Write the data out again, character for character, with no images.
::: Collected data :::
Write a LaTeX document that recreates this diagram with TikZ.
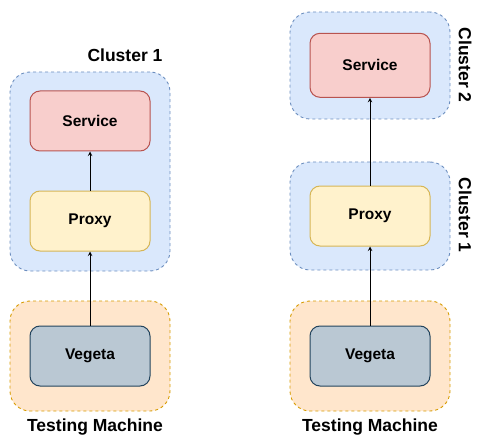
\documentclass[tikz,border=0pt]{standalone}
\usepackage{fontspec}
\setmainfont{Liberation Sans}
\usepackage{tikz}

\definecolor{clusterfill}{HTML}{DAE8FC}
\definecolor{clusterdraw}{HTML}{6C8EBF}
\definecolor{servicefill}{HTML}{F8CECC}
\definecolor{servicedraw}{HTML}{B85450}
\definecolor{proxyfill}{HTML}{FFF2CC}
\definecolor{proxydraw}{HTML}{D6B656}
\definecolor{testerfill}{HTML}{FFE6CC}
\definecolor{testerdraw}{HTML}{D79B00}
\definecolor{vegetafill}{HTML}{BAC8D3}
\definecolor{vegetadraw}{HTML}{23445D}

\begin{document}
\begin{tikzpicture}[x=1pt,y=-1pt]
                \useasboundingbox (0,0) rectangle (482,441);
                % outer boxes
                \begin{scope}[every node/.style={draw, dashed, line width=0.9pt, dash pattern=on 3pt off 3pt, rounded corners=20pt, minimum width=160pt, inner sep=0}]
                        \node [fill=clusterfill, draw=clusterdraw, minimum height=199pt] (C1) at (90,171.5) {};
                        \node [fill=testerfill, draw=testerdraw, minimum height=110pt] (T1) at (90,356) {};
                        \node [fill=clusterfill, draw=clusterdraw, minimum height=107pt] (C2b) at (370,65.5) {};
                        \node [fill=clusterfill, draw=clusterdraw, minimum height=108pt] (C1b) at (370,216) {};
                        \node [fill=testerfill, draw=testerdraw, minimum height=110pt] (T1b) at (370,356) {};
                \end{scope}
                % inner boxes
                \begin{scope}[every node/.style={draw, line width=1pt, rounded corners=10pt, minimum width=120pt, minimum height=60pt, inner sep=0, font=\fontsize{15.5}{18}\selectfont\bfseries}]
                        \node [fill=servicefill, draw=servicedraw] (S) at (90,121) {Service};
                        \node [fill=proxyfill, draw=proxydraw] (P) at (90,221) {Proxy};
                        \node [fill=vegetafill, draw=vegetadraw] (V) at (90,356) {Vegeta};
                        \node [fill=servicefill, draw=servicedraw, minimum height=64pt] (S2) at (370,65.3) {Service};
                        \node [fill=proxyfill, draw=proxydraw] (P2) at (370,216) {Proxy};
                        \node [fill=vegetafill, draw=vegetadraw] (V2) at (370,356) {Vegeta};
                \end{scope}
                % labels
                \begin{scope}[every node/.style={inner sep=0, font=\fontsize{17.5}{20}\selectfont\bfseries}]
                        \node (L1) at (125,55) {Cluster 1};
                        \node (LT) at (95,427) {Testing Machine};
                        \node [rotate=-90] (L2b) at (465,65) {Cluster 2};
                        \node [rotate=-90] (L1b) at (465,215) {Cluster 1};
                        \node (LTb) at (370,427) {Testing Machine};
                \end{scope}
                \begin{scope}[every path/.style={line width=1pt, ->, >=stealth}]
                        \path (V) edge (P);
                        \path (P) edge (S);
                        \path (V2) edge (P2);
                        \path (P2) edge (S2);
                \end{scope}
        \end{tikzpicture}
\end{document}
:::
▶ **Solution to this exercise**
Write a LaTeX document that recreates this diagram with TikZ.
\documentclass[tikz,border=0pt]{standalone}
\usepackage{fontspec}
\setmainfont{Liberation Sans}
\usepackage{tikz}

\definecolor{clusterfill}{HTML}{DAE8FC}
\definecolor{clusterdraw}{HTML}{6C8EBF}
\definecolor{servicefill}{HTML}{F8CECC}
\definecolor{servicedraw}{HTML}{B85450}
\definecolor{proxyfill}{HTML}{FFF2CC}
\definecolor{proxydraw}{HTML}{D6B656}
\definecolor{testerfill}{HTML}{FFE6CC}
\definecolor{testerdraw}{HTML}{D79B00}
\definecolor{vegetafill}{HTML}{BAC8D3}
\definecolor{vegetadraw}{HTML}{23445D}

\begin{document}
\begin{tikzpicture}[x=1pt,y=-1pt]
                \useasboundingbox (0,0) rectangle (482,441);
                % outer boxes
                \begin{scope}[every node/.style={draw, dashed, line width=0.9pt, dash pattern=on 3pt off 3pt, rounded corners=20pt, minimum width=160pt, inner sep=0}]
                        \node [fill=clusterfill, draw=clusterdraw, minimum height=199pt] (C1) at (90,171.5) {};
                        \node [fill=testerfill, draw=testerdraw, minimum height=110pt] (T1) at (90,356) {};
                        \node [fill=clusterfill, draw=clusterdraw, minimum height=107pt] (C2b) at (370,65.5) {};
                        \node [fill=clusterfill, draw=clusterdraw, minimum height=108pt] (C1b) at (370,216) {};
                        \node [fill=testerfill, draw=testerdraw, minimum height=110pt] (T1b) at (370,356) {};
                \end{scope}
                % inner boxes
                \begin{scope}[every node/.style={draw, line width=1pt, rounded corners=10pt, minimum width=120pt, minimum height=60pt, inner sep=0, font=\fontsize{15.5}{18}\selectfont\bfseries}]
                        \node [fill=servicefill, draw=servicedraw] (S) at (90,121) {Service};
                        \node [fill=proxyfill, draw=proxydraw] (P) at (90,221) {Proxy};
                        \node [fill=vegetafill, draw=vegetadraw] (V) at (90,356) {Vegeta};
                        \node [fill=servicefill, draw=servicedraw, minimum height=64pt] (S2) at (370,65.3) {Service};
                        \node [fill=proxyfill, draw=proxydraw] (P2) at (370,216) {Proxy};
                        \node [fill=vegetafill, draw=vegetadraw] (V2) at (370,356) {Vegeta};
                \end{scope}
                % labels
                \begin{scope}[every node/.style={inner sep=0, font=\fontsize{17.5}{20}\selectfont\bfseries}]
                        \node (L1) at (125,55) {Cluster 1};
                        \node (LT) at (95,427) {Testing Machine};
                        \node [rotate=-90] (L2b) at (465,65) {Cluster 2};
                        \node [rotate=-90] (L1b) at (465,215) {Cluster 1};
                        \node (LTb) at (370,427) {Testing Machine};
                \end{scope}
                \begin{scope}[every path/.style={line width=1pt, ->, >=stealth}]
                        \path (V) edge (P);
                        \path (P) edge (S);
                        \path (V2) edge (P2);
                        \path (P2) edge (S2);
                \end{scope}
        \end{tikzpicture}
\end{document}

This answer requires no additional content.